Both the line containing "Reproduce this chart with Plotly." and the line containing "60.1, 59.3, 59.0, 58.6, 57.9]" are part of the range to copy, along with every line between them. Copy it exactly and leave out the pictures.

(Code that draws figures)
==================================================

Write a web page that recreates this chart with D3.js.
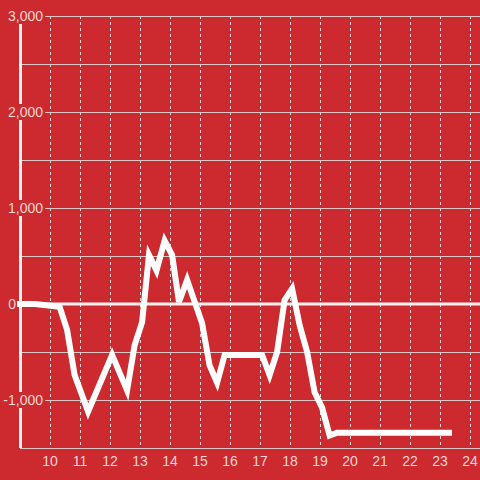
<!DOCTYPE html>
<html>
<head>
<meta charset="utf-8">
<script src="https://cdn.jsdelivr.net/npm/d3@7"></script>
<style>
  body { margin: 0; background: #cc2a2e; }
  svg { display: block; }
</style>
</head>
<body>
<div id="chart"></div>
<script>
'use strict';

// hours of the day (decimal) and the running value at each
var hours = [8.9, 9.5, 10.32, 10.57, 10.82, 11.27, 12.07, 12.57, 12.82, 13.07, 13.3, 13.55,
             13.82, 14.07, 14.3, 14.57, 15.07, 15.32, 15.57, 15.82, 17.07, 17.32, 17.57,
             17.82, 18.07, 18.32, 18.57, 18.82, 19.07, 19.32, 19.57, 23.4];
var values = [0, 0, -30, -270, -740, -1120, -530, -900, -430, -190, 510, 350,
              660, 510, 20, 250, -200, -640, -820, -530, -530, -740, -500,
              40, 160, -220, -500, -920, -1080, -1370, -1340, -1340];
var xTicks = [10, 11, 12, 13, 14, 15, 16, 17, 18, 19, 20, 21, 22, 23, 24];
var yTicks = [3000, 2000, 1000, 0, -1000];
var yGrid = [3000, 2500, 2000, 1500, 1000, 500, -500, -1000, -1500];

var width = 480, height = 480;
var bg = '#cc2a2e';
var textColor = '#f5d5d6';

var x = d3.scaleLinear().domain([9, 24.333]).range([20, 480]);
var y = d3.scaleLinear().domain([-1500, 3000]).range([448, 16]);

var svg = d3.select('#chart').append('svg')
    .attr('width', width)
    .attr('height', height);

svg.append('rect').attr('width', width).attr('height', height).attr('fill', bg);

// vertical dashed grid
svg.append('g').selectAll('line')
    .data(xTicks)
  .enter().append('line')
    .attr('x1', function(d) { return Math.round(x(d)) + 0.5; })
    .attr('x2', function(d) { return Math.round(x(d)) + 0.5; })
    .attr('y1', y(3000))
    .attr('y2', y(-1500))
    .attr('stroke', '#e6d2d2')
    .attr('stroke-width', 1)
    .attr('stroke-dasharray', '3,3');

// horizontal grid
svg.append('g').selectAll('line')
    .data(yGrid)
  .enter().append('line')
    .attr('x1', 20)
    .attr('x2', width)
    .attr('y1', function(d) { return Math.round(y(d)) + 0.5; })
    .attr('y2', function(d) { return Math.round(y(d)) + 0.5; })
    .attr('stroke', '#d9c6c6')
    .attr('stroke-width', 1);

// zero line
svg.append('line')
    .attr('x1', 20).attr('x2', width)
    .attr('y1', y(0)).attr('y2', y(0))
    .attr('stroke', '#f7f0f0')
    .attr('stroke-width', 3);

// y axis line
svg.append('line')
    .attr('x1', 20.5).attr('x2', 20.5)
    .attr('y1', y(3000)).attr('y2', y(-1500))
    .attr('stroke', '#f7f0f0')
    .attr('stroke-width', 3);

// y labels with a background patch (the zero label sits left of the axis)
var fmt = d3.format(',');
var yLab = svg.append('g').selectAll('g')
    .data(yTicks)
  .enter().append('g')
    .attr('transform', function(d) { return 'translate(' + (d === 0 ? 16 : 43) + ',' + y(d) + ')'; });
yLab.append('text')
    .attr('text-anchor', 'end')
    .attr('dy', '0.35em')
    .attr('fill', textColor)
    .style('font-family', '"Liberation Sans", Arial, sans-serif')
    .style('font-size', '14px')
    .text(function(d) { return fmt(d).replace('−', '-'); })
    .each(function(d) {
        if (d === 0) return;
        var b = this.getBBox();
        d3.select(this.parentNode).insert('rect', 'text')
            .attr('x', b.x - 2)
            .attr('y', -8)
            .attr('width', b.width + 4)
            .attr('height', 16)
            .attr('fill', bg);
    });

// x labels
svg.append('g').selectAll('text')
    .data(xTicks)
  .enter().append('text')
    .attr('x', function(d) { return x(d); })
    .attr('y', 466)
    .attr('text-anchor', 'middle')
    .attr('fill', textColor)
    .style('font-family', '"Liberation Sans", Arial, sans-serif')
    .style('font-size', '14px')
    .text(function(d) { return d; });

// the data line
var line = d3.line()
    .x(function(d, i) { return x(hours[i]); })
    .y(function(d) { return y(d); });

svg.append('path')
    .datum(values)
    .attr('d', line)
    .attr('fill', 'none')
    .attr('stroke', '#ffffff')
    .attr('stroke-width', 6)
    .attr('stroke-linejoin', 'miter');
</script>
</body>
</html>
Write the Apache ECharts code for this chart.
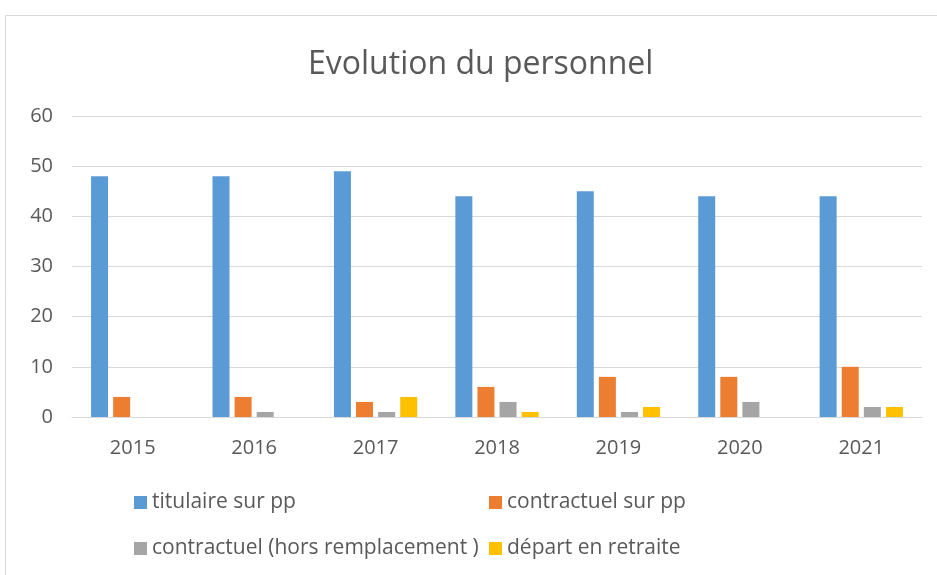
<!DOCTYPE html>
<html><head><meta charset="utf-8">
<script src="https://cdn.jsdelivr.net/npm/echarts@6/dist/echarts.min.js"></script>
<style>html,body{margin:0;padding:0;background:#fff}#c{width:937px;height:575px}</style>
</head><body><div id="c"></div>
<script>
const categories = ['2015','2016','2017','2018','2019','2020','2021'];
const seriesNames = ['titulaire sur pp','contractuel sur pp','contractuel (hors remplacement )','départ en retraite'];
const titulaire = [48,48,49,44,45,44,44];
const contractuelPP = [4,4,3,6,8,8,10];
const contractuelHors = [0,1,1,3,1,3,2];
const depart = [0,0,4,1,2,0,2];
const yTicks = [0,10,20,30,40,50,60];

const colors = ['#5b9bd5','#ed7d31','#a5a5a5','#ffc000'];
const values = [titulaire, contractuelPP, contractuelHors, depart];
const font = '"Open Sans", "Liberation Sans", sans-serif';
const chart = echarts.init(document.getElementById('c'));
const legendPos = [[134,492],[489,492],[134,538],[489,538]];
chart.setOption({
  animation:false,
  title:{text:'Evolution du personnel',left:303,top:44,textStyle:{fontFamily:font,fontSize:32,fontWeight:'normal',color:'#595959'}},
  graphic:[{type:'rect',shape:{x:5.5,y:15.5,width:940,height:570},style:{fill:null,stroke:'#d9d9d9',lineWidth:1}}],
  legend: seriesNames.map((n,i)=>({data:[n],left:legendPos[i][0],top:legendPos[i][1],padding:0,icon:'rect',itemWidth:13,itemHeight:13,textStyle:{fontFamily:font,fontSize:21,color:'#595959'}})),
  grid:{left:72,right:15,top:116,bottom:158,containLabel:false},
  xAxis:{type:'category',data:categories,axisTick:{show:false},axisLine:{lineStyle:{color:'#d9d9d9'}},axisLabel:{fontFamily:font,fontSize:20,color:'#595959',margin:21}},
  yAxis:{type:'value',min:yTicks[0],max:yTicks[yTicks.length-1],interval:10,axisLabel:{fontFamily:font,fontSize:20,color:'#595959',margin:19},splitLine:{lineStyle:{color:'#d9d9d9'}},axisLine:{show:false},axisTick:{show:false}},
  series: seriesNames.map((n,i)=>({name:n,type:'bar',data:values[i],barWidth:17,barGap:'30%',itemStyle:{color:colors[i]}}))
});
</script></body></html>
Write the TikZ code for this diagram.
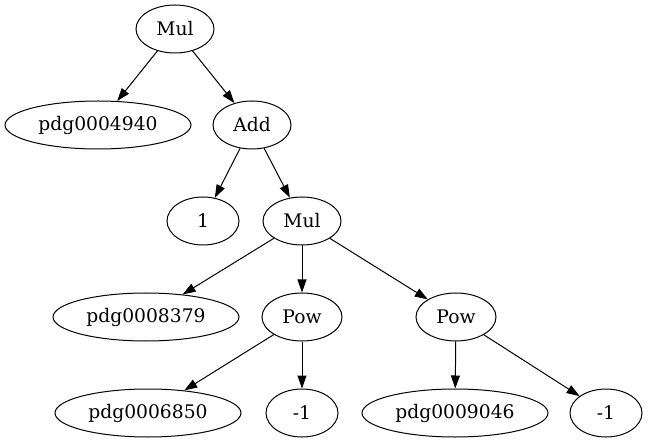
\documentclass[tikz,border=0pt]{standalone}
\usepackage{fontspec}
\setmainfont{DejaVu Serif}
\usetikzlibrary{shapes.geometric,arrows.meta}
\begin{document}
\begin{tikzpicture}[x=1pt,y=-1pt,
  nd/.style={draw,ellipse,line width=1pt,inner sep=0pt,minimum height=48pt,font=\fontsize{18.7}{22}\selectfont},
  sm/.style={nd,minimum width=72pt},
  md/.style={nd,minimum width=78pt},
  lg/.style={nd,minimum width=186pt},
  edge/.style={line width=1pt,-{Triangle[length=13pt,width=9pt]}}]
\useasboundingbox (0,0) rectangle (650,443);
\node[md] (mul1) at (175,29) {Mul};
\node[lg] (p4940) at (98,125) {pdg0004940};
\node[md] (add) at (252,125) {Add};
\node[sm] (one) at (203,221) {1};
\node[md] (mul2) at (302,221) {Mul};
\node[lg] (p8379) at (146,317) {pdg0008379};
\node[nd,minimum width=80pt] (pow1) at (302,317) {Pow};
\node[nd,minimum width=80pt] (pow2) at (456,317) {Pow};
\node[lg] (p6850) at (148,413) {pdg0006850};
\node[sm] (m1a) at (302,413) {-1};
\node[lg] (p9046) at (455,413) {pdg0009046};
\node[sm] (m1b) at (606,413) {-1};
\draw[edge] (mul1) -- (p4940);
\draw[edge] (mul1) -- (add);
\draw[edge] (add) -- (one);
\draw[edge] (add) -- (mul2);
\draw[edge] (mul2) -- (p8379);
\draw[edge] (mul2) -- (pow1);
\draw[edge] (mul2) -- (pow2);
\draw[edge] (pow1) -- (p6850);
\draw[edge] (pow1) -- (m1a);
\draw[edge] (pow2) -- (p9046);
\draw[edge] (pow2) -- (m1b);
\end{tikzpicture}
\end{document}
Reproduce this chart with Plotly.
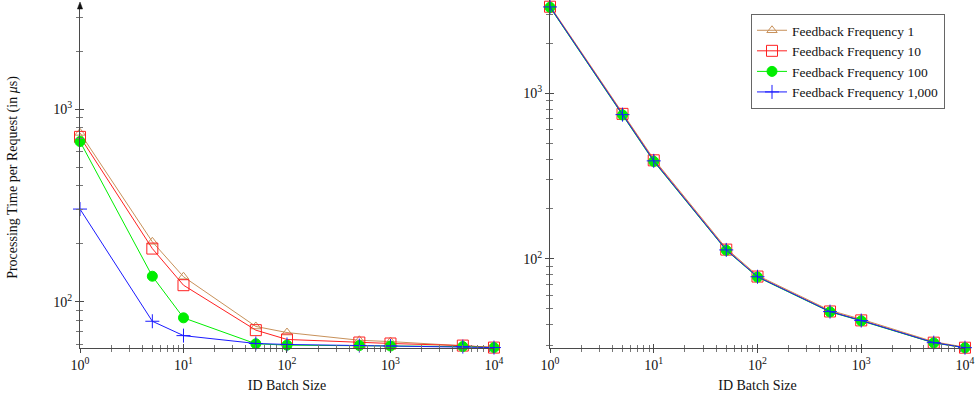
import plotly.graph_objects as go

batch_sizes = [1, 5, 10, 50, 100, 500, 1000, 5000, 10000]
series_names = ["Feedback Frequency 1", "Feedback Frequency 10",
                "Feedback Frequency 100", "Feedback Frequency 1,000"]

left_ff1 = [753, 205, 135, 74.5, 69.3, 63.2, 62.2, 59.3, 57.9]
left_ff10 = [718, 189, 122, 71.3, 63.8, 61.5, 60.8, 59.3, 57.9]
left_ff100 = [679, 135.8, 82.6, 60.6, 59.6, 59.3, 59.0, 58.6, 57.9]
left_ff1000 = [303, 79.3, 66.8, 60.8, 60.1, 59.3, 59.0, 58.6, 57.9]

right_ff1 = [3370, 762, 400, 115.5, 79.2, 48.7, 43.1, 31.5, 29.2]
right_ff10 = [3330, 750, 393, 113.5, 78.0, 48.0, 42.4, 31.1, 29.0]
right_ff100 = [3300, 738, 387, 112.5, 77.4, 47.7, 42.1, 31.0, 28.95]
right_ff1000 = [3320, 742, 390, 113.0, 77.8, 47.9, 42.3, 31.1, 29.0]

major_x = [1, 10, 100, 1000, 10000]
major_x_text = ["10<sup>0</sup>", "10<sup>1</sup>", "10<sup>2</sup>", "10<sup>3</sup>", "10<sup>4</sup>"]
major_y = [100, 1000]
major_y_text = ["10<sup>2</sup>", "10<sup>3</sup>"]

colors = ["#c8915a", "#ff2020", "#00ee00", "#1a1aff"]
symbols = ["triangle-up-open", "square-open", "circle", "cross-thin"]
sizes = [9, 11, 10, 10]

FONT = "Liberation Serif"
AXC = "#4a4a4a"

minor_x = [m * 10 ** k for k in range(0, 4) for m in range(2, 10)]
minor_y = [m * 10 ** k for k in range(1, 4) for m in range(2, 10)]

fig = go.Figure()

left_sets = [left_ff1, left_ff10, left_ff100, left_ff1000]
right_sets = [right_ff1, right_ff10, right_ff100, right_ff1000]

for i, (name, ys) in enumerate(zip(series_names, left_sets)):
    fig.add_trace(go.Scatter(
        x=batch_sizes, y=ys, name=name, mode="lines+markers",
        line=dict(color=colors[i], width=1),
        marker=dict(symbol=symbols[i], size=sizes[i], color=colors[i],
                    line=dict(color=colors[i], width=1)),
        cliponaxis=False, showlegend=False, xaxis="x", yaxis="y"))

for i, (name, ys) in enumerate(zip(series_names, right_sets)):
    fig.add_trace(go.Scatter(
        x=batch_sizes, y=ys, name=name, mode="lines+markers",
        line=dict(color=colors[i], width=1),
        marker=dict(symbol=symbols[i], size=sizes[i], color=colors[i],
                    line=dict(color=colors[i], width=1)),
        cliponaxis=False, showlegend=True, xaxis="x2", yaxis="y2"))

# dummy traces for overlay axes (inner tick marks)
fig.add_trace(go.Scatter(x=[10], y=[100], xaxis="x3", yaxis="y3", mode="markers",
                         marker=dict(opacity=0), showlegend=False, hoverinfo="skip"))
fig.add_trace(go.Scatter(x=[10], y=[100], xaxis="x4", yaxis="y4", mode="markers",
                         marker=dict(opacity=0), showlegend=False, hoverinfo="skip"))

L_DOM = [80 / 979, 494 / 979]
R_DOM = [550 / 979, 965 / 979]
L_YDOM = [48 / 396, 389 / 396]
R_YDOM = [48 / 396, 1.0]
L_YR = [1.7605, 3.530]
R_YR = [1.4605, 3.563]
XR = [0, 4.0002]


def xax(domain, anchor, title, inner=False, overlay=None):
    d = dict(type="log", domain=domain, range=XR, anchor=anchor, automargin=False,
             showgrid=False, zeroline=False,
             tickvals=major_x, ticktext=major_x_text,
             tickfont=dict(family=FONT, size=14, color="#111"),
             ticklen=4, tickcolor=AXC, tickwidth=1,
             minor=dict(tickvals=minor_x, ticklen=3, tickcolor="#777", ticks="outside"),
             showline=True, linecolor=AXC, linewidth=1.2, ticks="outside")
    if inner:
        d.update(ticks="inside", showticklabels=False, showline=False,
                 overlaying=overlay)
        d["minor"] = dict(tickvals=minor_x, ticklen=3, tickcolor="#777", ticks="inside")
    else:
        d["title"] = dict(text=title, font=dict(family=FONT, size=14, color="#111"),
                          standoff=8)
    return d


def yax(domain, rng, anchor, title=None, inner=False, overlay=None):
    d = dict(type="log", domain=domain, range=rng, anchor=anchor, automargin=False,
             showgrid=False, zeroline=False,
             tickvals=major_y, ticktext=major_y_text,
             tickfont=dict(family=FONT, size=14, color="#111"),
             ticklen=4, tickcolor=AXC, tickwidth=1,
             minor=dict(tickvals=minor_y, ticklen=3, tickcolor="#777", ticks="outside"),
             showline=True, linecolor=AXC, linewidth=1.2, ticks="outside")
    if inner:
        d.update(ticks="inside", showticklabels=False, showline=False,
                 overlaying=overlay)
        d["minor"] = dict(tickvals=minor_y, ticklen=3, tickcolor="#777", ticks="inside")
    elif title:
        d["title"] = dict(text=title, font=dict(family=FONT, size=14, color="#111"),
                          standoff=32)
    return d


fig.update_layout(
    width=979, height=396,
    margin=dict(l=0, r=0, t=0, b=0, autoexpand=False),
    paper_bgcolor="white", plot_bgcolor="white",
    font=dict(family=FONT, color="#111"),
    xaxis=xax(L_DOM, "y", "ID Batch Size"),
    yaxis=yax(L_YDOM, L_YR, "x", "Processing Time per Request (in <i>μ</i>s)"),
    xaxis2=xax(R_DOM, "y2", "ID Batch Size"),
    yaxis2=yax(R_YDOM, R_YR, "x2"),
    xaxis3=dict(xax(L_DOM, "y3", None, inner=True, overlay="x")),
    yaxis3=dict(yax(L_YDOM, L_YR, "x3", inner=True, overlay="y")),
    xaxis4=dict(xax(R_DOM, "y4", None, inner=True, overlay="x2")),
    yaxis4=dict(yax(R_YDOM, R_YR, "x4", inner=True, overlay="y2")),
    legend=dict(x=751 / 979, y=1 - 14 / 396, xanchor="left", yanchor="top",
                bordercolor="#666", borderwidth=1, bgcolor="white",
                font=dict(family=FONT, size=13.5, color="#111"),
                tracegroupgap=0, itemwidth=30),
    showlegend=True,
)

# arrow head at the top of the left y axis
ax_x = 80 / 979
fig.add_shape(type="path", xref="paper", yref="paper",
              path=f"M {ax_x - 2.6/979},{1 - 9/396} L {ax_x + 2.6/979},{1 - 9/396} L {ax_x},{1 - 2/396} Z",
              fillcolor="#111", line=dict(color="#111", width=0.5))

fig.write_html("out.html", config={"displayModeBar": False},
               post_script="document.body.style.margin='0';document.body.style.overflow='hidden';")
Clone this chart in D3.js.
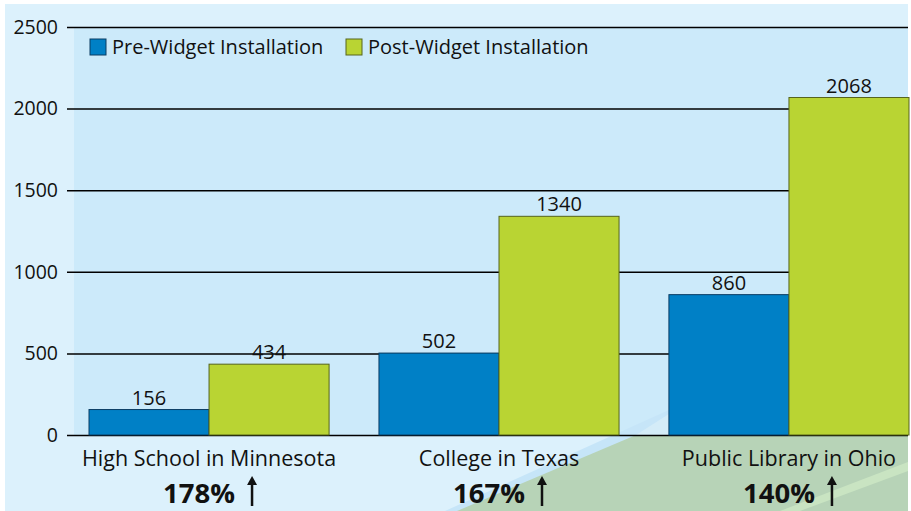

==================================================

### Solution to this exercise
Reproduce this chart with Plotly.
import plotly.graph_objects as go

batch_sizes = [1, 5, 10, 50, 100, 500, 1000, 5000, 10000]
series_names = ["Feedback Frequency 1", "Feedback Frequency 10",
                "Feedback Frequency 100", "Feedback Frequency 1,000"]

left_ff1 = [753, 205, 135, 74.5, 69.3, 63.2, 62.2, 59.3, 57.9]
left_ff10 = [718, 189, 122, 71.3, 63.8, 61.5, 60.8, 59.3, 57.9]
left_ff100 = [679, 135.8, 82.6, 60.6, 59.6, 59.3, 59.0, 58.6, 57.9]
left_ff1000 = [303, 79.3, 66.8, 60.8, 60.1, 59.3, 59.0, 58.6, 57.9]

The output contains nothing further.